Passei dos 20 sem nada saber da vida e dos amores.
Nem de longe acreditava que a amizade fosse o mais nobre dos sentimentos. Onde o amor em sua forma plena se cristaliza, e reluz.
Mesmo assim, aos 30, ganhei uma festa surpresa na redação do jornal em que trabalhava. Daquelas que você nem imagina que estão armando. Um pouco antes, alguém lhe convida para um café na padaria e lá fica enrolando, enrolando… até que chega outro, na maior cara de mau, e dá o toque:
– E aí não vão mais trabalhar hoje?
Preciso dizer?
Quando voltei à redação, a trempa toda reunida ao redor de um bolo a cantar “Parabéns a Você”. A redação enfeitada – pasmem! – com bixigas coloridas – e eu ali abestalhado, sem acreditar exatamente no que estava acontecendo (e a supor que o 4 de dezembro passaria em branco). Ainda tive que improvisar um discurso de agradecimento que, a cada palavra que eu tentava dizer, era interrompido por uma nova cantoria da dita musiquinha.
Ganhei do Nasci, mestre, guru e gozador-mor, um mascote do Palmeiras que o tempo, por conta e risco das ilusões tidas e havidas, fez questão de esverdear.
Inesquecível (2)
Aos 40, não lembro bem o que aconteceu. Continuava sem desvendar os tais mistérios da vida e dos amores. Andava destroçado por uma aventura de cunho político e entristecido pela morte do meu sobrinho Júnior algumas semanas antes do aniversário.
Não havia clima.
Acho que comemoramos em casa, coisa discreta.
Não me animei sequer com a lengalenga que a dita-cuja vida começa exatamente aí, aos 40.
Inesquecível (3)
Aos 50, andava assoberbado de metas urgentes a serem alcançadas. Me parecia ter tanto e tanto caminhado – e de repente estava, ali, onde sempre estive – no mesmo lugar. Passei o dia 4 de dezembro inteiro – manhã, tarde, noite e parte da madrugada – escrevendo a dissertação de mestrado “Museu do Ipiranga – A Nova Imagem de Uma Instituição Centenária”.
Foi um sufoco!
Daí 7 era o prazo final – e fatal – para a entrega do catatau de quase 200 páginas – e eu, como de hábito, deixara tudo para a última hora.

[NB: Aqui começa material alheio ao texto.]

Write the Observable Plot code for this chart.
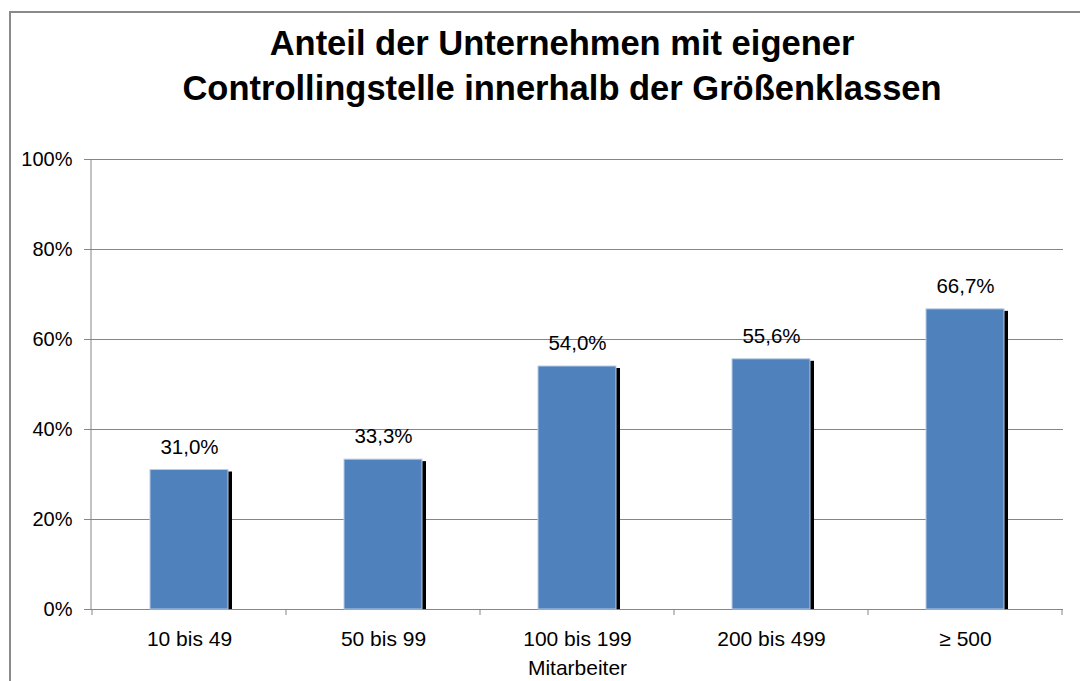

Aproveitei o estilo de Carlos Heitor Cony em Pessach – A Travessia para escrever a introdução do trabalho assim como ele iniciou o livro famoso:
“4 de dezembro de 2000. Completo hoje 50 anos e, diante do pequeno computador, vou começar a enésima leitura da dissertação de mestrado. A expressão de admiração do personagem Mário Ruoppolo, o carteiro do filme de Il Postino, vencedor do Oscar de melhor trilha sonora drama de 96, surge-me emblemática:
‘Mas eu me sinto assim como um barco num mar de palavras.’
Também me sinto assim diante do imensurável desafio de escrever sobre os compromissos da Comunicação e da Ciência neste fim de século, sem deixar de acreditar no sonho, de me encantar com as eventuais descobertas, sem perder a esperança no amanhã.”
O amanhã que ontem chegou…
Inesquecível (4)
Ontem (não contei, mas me disseram) quase uma centena de amigos veio me encontrar na Livraria Cultura do Shopping Villa Lobos. Foi lá que celebrei os 60 anos e aproveitei para fazer o lançamento oficial do livro Meus Caros Amigos – Crônicas Sobre Jornalistas, Boêmios e Paixões, que anda há alguns meses pelos blogs, becos e bocas dos meus chegados.
Fiquei abestalhado de rever a todos. De ouvir e lembrar velhas e curtidas histórias que vivemos – algumas das quais retrato no livro; com todo respeito, é claro.
Alguns trouxeram os filhos novos e o carinho antigo (ambos lindíssimos, e sempre promissores). Outros trocaram emails, números de celular (ô modernidade!) e as lembranças dos tempos em que não éramos distantes.
Todos ‘matamos’ a saudade e renovamos a promessa sincera (porém, escorregadia) de não nos perdemos mais.
Sorrimos – e como é bom e difícil sorrir nos tempos atuais – como se hiato de tempo nunca houvesse existido.
Fizemos um pacto silencioso, inclusive com aqueles que não puderam aparecer, de preservar nosso olhar parceiro e desbravador para o novo amanhã que virá.
Um novo amanhã que, lá na frente, será ontem – como aquele amanhã de dez anos atrás que ontem foi – e certamente o novo amanhã novo nos surpreenderá juntos, e sonhadores, como sempre fomos, e seremos.
Alguém disse – não vou citar o nome, pois fica como legado de todos nós – que podemos continuar sem entender a vida e os amores, mas fomos agraciados, sim, com as bênçãos e a luz de uma grande amizade.